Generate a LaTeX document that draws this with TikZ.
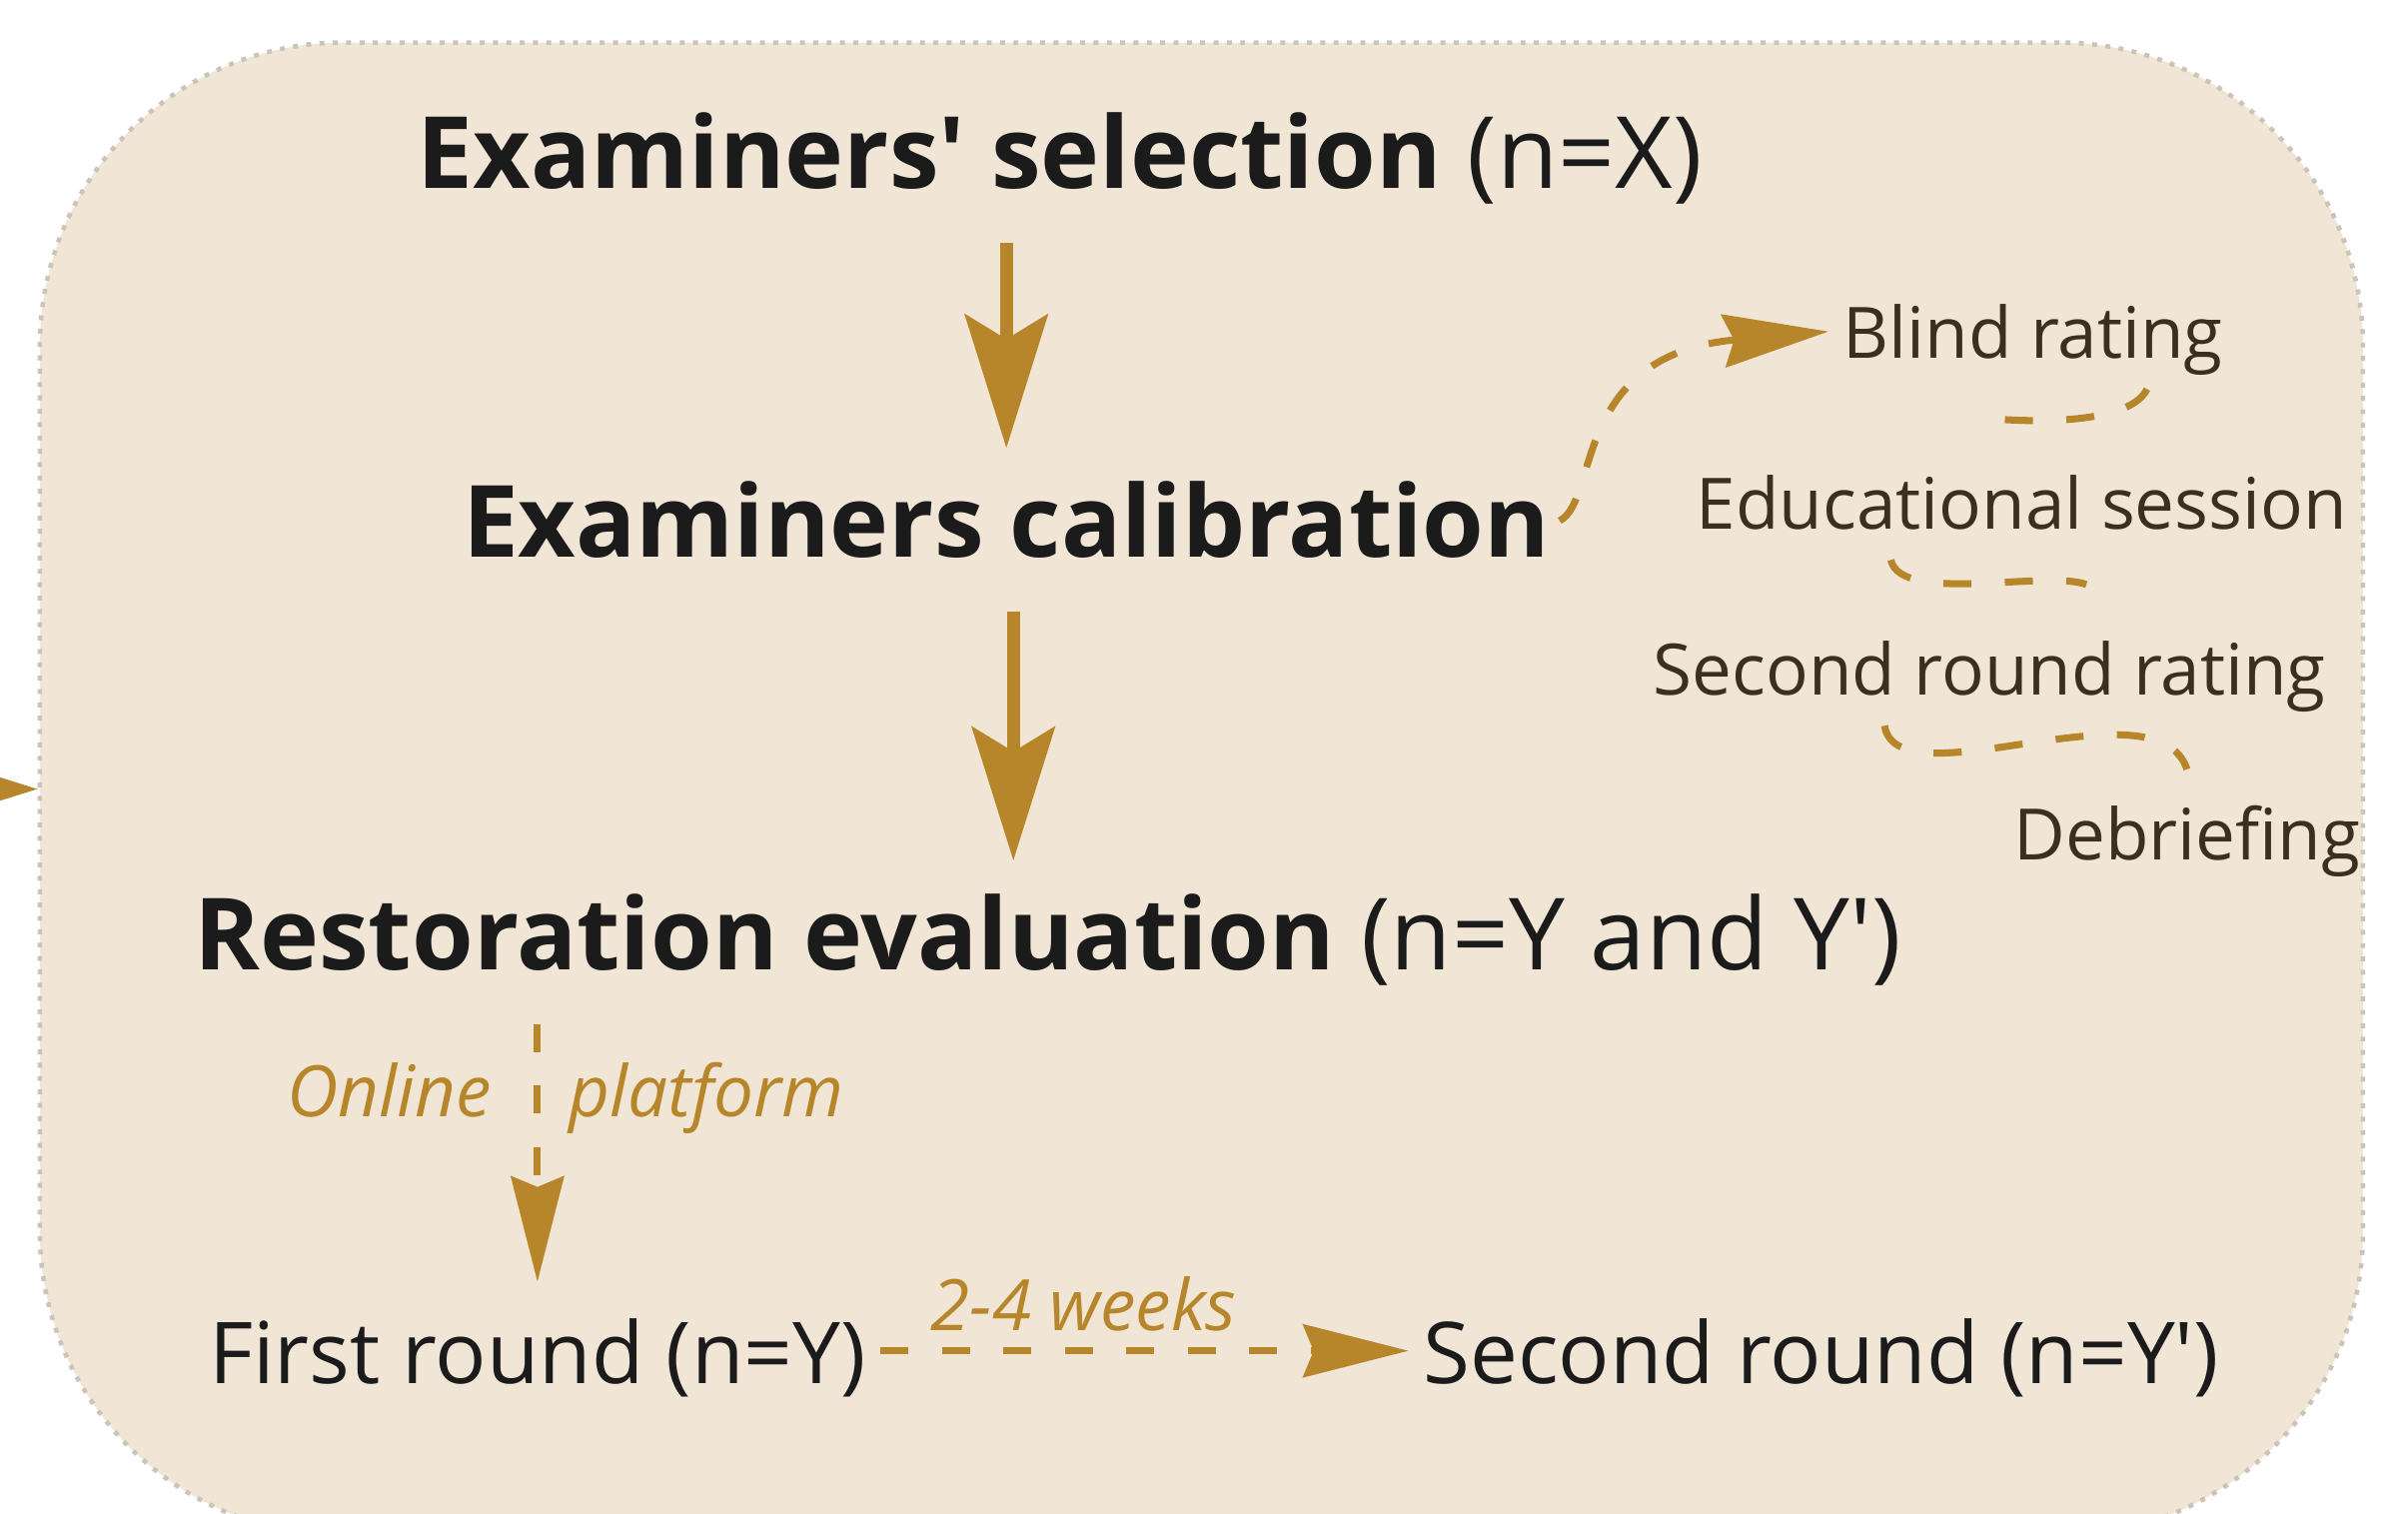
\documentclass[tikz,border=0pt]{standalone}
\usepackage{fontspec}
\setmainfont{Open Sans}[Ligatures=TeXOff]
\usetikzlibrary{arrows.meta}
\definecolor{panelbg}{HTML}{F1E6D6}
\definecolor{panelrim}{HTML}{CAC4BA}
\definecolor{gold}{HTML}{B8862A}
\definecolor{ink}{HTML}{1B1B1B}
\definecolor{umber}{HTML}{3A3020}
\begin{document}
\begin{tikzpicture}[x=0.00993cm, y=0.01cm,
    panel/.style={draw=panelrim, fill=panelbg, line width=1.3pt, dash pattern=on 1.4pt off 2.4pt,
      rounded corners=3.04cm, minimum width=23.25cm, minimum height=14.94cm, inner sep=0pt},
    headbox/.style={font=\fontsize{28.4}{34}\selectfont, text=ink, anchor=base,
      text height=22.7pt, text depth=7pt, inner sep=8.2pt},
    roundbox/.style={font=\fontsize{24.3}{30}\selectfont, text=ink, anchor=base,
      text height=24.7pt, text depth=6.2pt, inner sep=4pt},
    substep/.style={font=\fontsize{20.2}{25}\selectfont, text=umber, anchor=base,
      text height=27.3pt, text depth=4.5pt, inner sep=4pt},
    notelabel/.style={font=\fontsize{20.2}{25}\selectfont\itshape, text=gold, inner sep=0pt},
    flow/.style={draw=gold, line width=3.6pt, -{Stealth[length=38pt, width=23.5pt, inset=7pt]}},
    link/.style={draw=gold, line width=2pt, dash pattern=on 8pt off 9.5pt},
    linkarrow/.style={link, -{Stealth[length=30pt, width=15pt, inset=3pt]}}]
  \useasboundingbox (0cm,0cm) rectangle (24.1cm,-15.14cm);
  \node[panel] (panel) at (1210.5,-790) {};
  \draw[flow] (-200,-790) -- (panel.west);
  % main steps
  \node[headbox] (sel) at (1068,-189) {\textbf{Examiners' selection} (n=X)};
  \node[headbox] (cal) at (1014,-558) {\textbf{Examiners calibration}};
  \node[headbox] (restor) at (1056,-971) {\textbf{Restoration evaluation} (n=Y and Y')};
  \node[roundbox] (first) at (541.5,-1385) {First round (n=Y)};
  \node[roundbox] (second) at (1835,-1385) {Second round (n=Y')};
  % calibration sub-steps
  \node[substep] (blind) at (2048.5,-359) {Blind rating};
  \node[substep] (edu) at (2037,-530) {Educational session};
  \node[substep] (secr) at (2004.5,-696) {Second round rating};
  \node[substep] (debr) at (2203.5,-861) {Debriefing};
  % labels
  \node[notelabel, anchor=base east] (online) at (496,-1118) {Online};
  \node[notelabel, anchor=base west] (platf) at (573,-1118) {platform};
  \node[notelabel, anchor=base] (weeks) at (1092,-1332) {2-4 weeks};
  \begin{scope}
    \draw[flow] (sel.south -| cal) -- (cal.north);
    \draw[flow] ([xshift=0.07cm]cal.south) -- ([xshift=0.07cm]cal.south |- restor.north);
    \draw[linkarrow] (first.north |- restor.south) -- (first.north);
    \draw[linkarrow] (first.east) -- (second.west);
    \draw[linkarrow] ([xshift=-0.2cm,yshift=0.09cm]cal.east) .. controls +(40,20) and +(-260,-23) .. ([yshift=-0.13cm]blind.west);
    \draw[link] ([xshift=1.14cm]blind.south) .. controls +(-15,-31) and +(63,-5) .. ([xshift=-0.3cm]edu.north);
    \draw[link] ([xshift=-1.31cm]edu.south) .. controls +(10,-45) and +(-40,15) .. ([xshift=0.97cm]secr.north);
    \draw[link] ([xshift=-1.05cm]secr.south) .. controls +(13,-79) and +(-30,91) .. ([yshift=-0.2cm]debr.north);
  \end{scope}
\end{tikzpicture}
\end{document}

• _YOUR GOAL_:
Write out the material above once more, exactly as it reads, with no pictures.

• _ANSWER TO THE PROBLEM_:
Generate a LaTeX document that draws this with TikZ.
\documentclass[tikz,border=0pt]{standalone}
\usepackage{fontspec}
\setmainfont{Open Sans}[Ligatures=TeXOff]
\usetikzlibrary{arrows.meta}
\definecolor{panelbg}{HTML}{F1E6D6}
\definecolor{panelrim}{HTML}{CAC4BA}
\definecolor{gold}{HTML}{B8862A}
\definecolor{ink}{HTML}{1B1B1B}
\definecolor{umber}{HTML}{3A3020}
\begin{document}
\begin{tikzpicture}[x=0.00993cm, y=0.01cm,
    panel/.style={draw=panelrim, fill=panelbg, line width=1.3pt, dash pattern=on 1.4pt off 2.4pt,
      rounded corners=3.04cm, minimum width=23.25cm, minimum height=14.94cm, inner sep=0pt},
    headbox/.style={font=\fontsize{28.4}{34}\selectfont, text=ink, anchor=base,
      text height=22.7pt, text depth=7pt, inner sep=8.2pt},
    roundbox/.style={font=\fontsize{24.3}{30}\selectfont, text=ink, anchor=base,
      text height=24.7pt, text depth=6.2pt, inner sep=4pt},
    substep/.style={font=\fontsize{20.2}{25}\selectfont, text=umber, anchor=base,
      text height=27.3pt, text depth=4.5pt, inner sep=4pt},
    notelabel/.style={font=\fontsize{20.2}{25}\selectfont\itshape, text=gold, inner sep=0pt},
    flow/.style={draw=gold, line width=3.6pt, -{Stealth[length=38pt, width=23.5pt, inset=7pt]}},
    link/.style={draw=gold, line width=2pt, dash pattern=on 8pt off 9.5pt},
    linkarrow/.style={link, -{Stealth[length=30pt, width=15pt, inset=3pt]}}]
  \useasboundingbox (0cm,0cm) rectangle (24.1cm,-15.14cm);
  \node[panel] (panel) at (1210.5,-790) {};
  \draw[flow] (-200,-790) -- (panel.west);
  % main steps
  \node[headbox] (sel) at (1068,-189) {\textbf{Examiners' selection} (n=X)};
  \node[headbox] (cal) at (1014,-558) {\textbf{Examiners calibration}};
  \node[headbox] (restor) at (1056,-971) {\textbf{Restoration evaluation} (n=Y and Y')};
  \node[roundbox] (first) at (541.5,-1385) {First round (n=Y)};
  \node[roundbox] (second) at (1835,-1385) {Second round (n=Y')};
  % calibration sub-steps
  \node[substep] (blind) at (2048.5,-359) {Blind rating};
  \node[substep] (edu) at (2037,-530) {Educational session};
  \node[substep] (secr) at (2004.5,-696) {Second round rating};
  \node[substep] (debr) at (2203.5,-861) {Debriefing};
  % labels
  \node[notelabel, anchor=base east] (online) at (496,-1118) {Online};
  \node[notelabel, anchor=base west] (platf) at (573,-1118) {platform};
  \node[notelabel, anchor=base] (weeks) at (1092,-1332) {2-4 weeks};
  \begin{scope}
    \draw[flow] (sel.south -| cal) -- (cal.north);
    \draw[flow] ([xshift=0.07cm]cal.south) -- ([xshift=0.07cm]cal.south |- restor.north);
    \draw[linkarrow] (first.north |- restor.south) -- (first.north);
    \draw[linkarrow] (first.east) -- (second.west);
    \draw[linkarrow] ([xshift=-0.2cm,yshift=0.09cm]cal.east) .. controls +(40,20) and +(-260,-23) .. ([yshift=-0.13cm]blind.west);
    \draw[link] ([xshift=1.14cm]blind.south) .. controls +(-15,-31) and +(63,-5) .. ([xshift=-0.3cm]edu.north);
    \draw[link] ([xshift=-1.31cm]edu.south) .. controls +(10,-45) and +(-40,15) .. ([xshift=0.97cm]secr.north);
    \draw[link] ([xshift=-1.05cm]secr.south) .. controls +(13,-79) and +(-30,91) .. ([yshift=-0.2cm]debr.north);
  \end{scope}
\end{tikzpicture}
\end{document}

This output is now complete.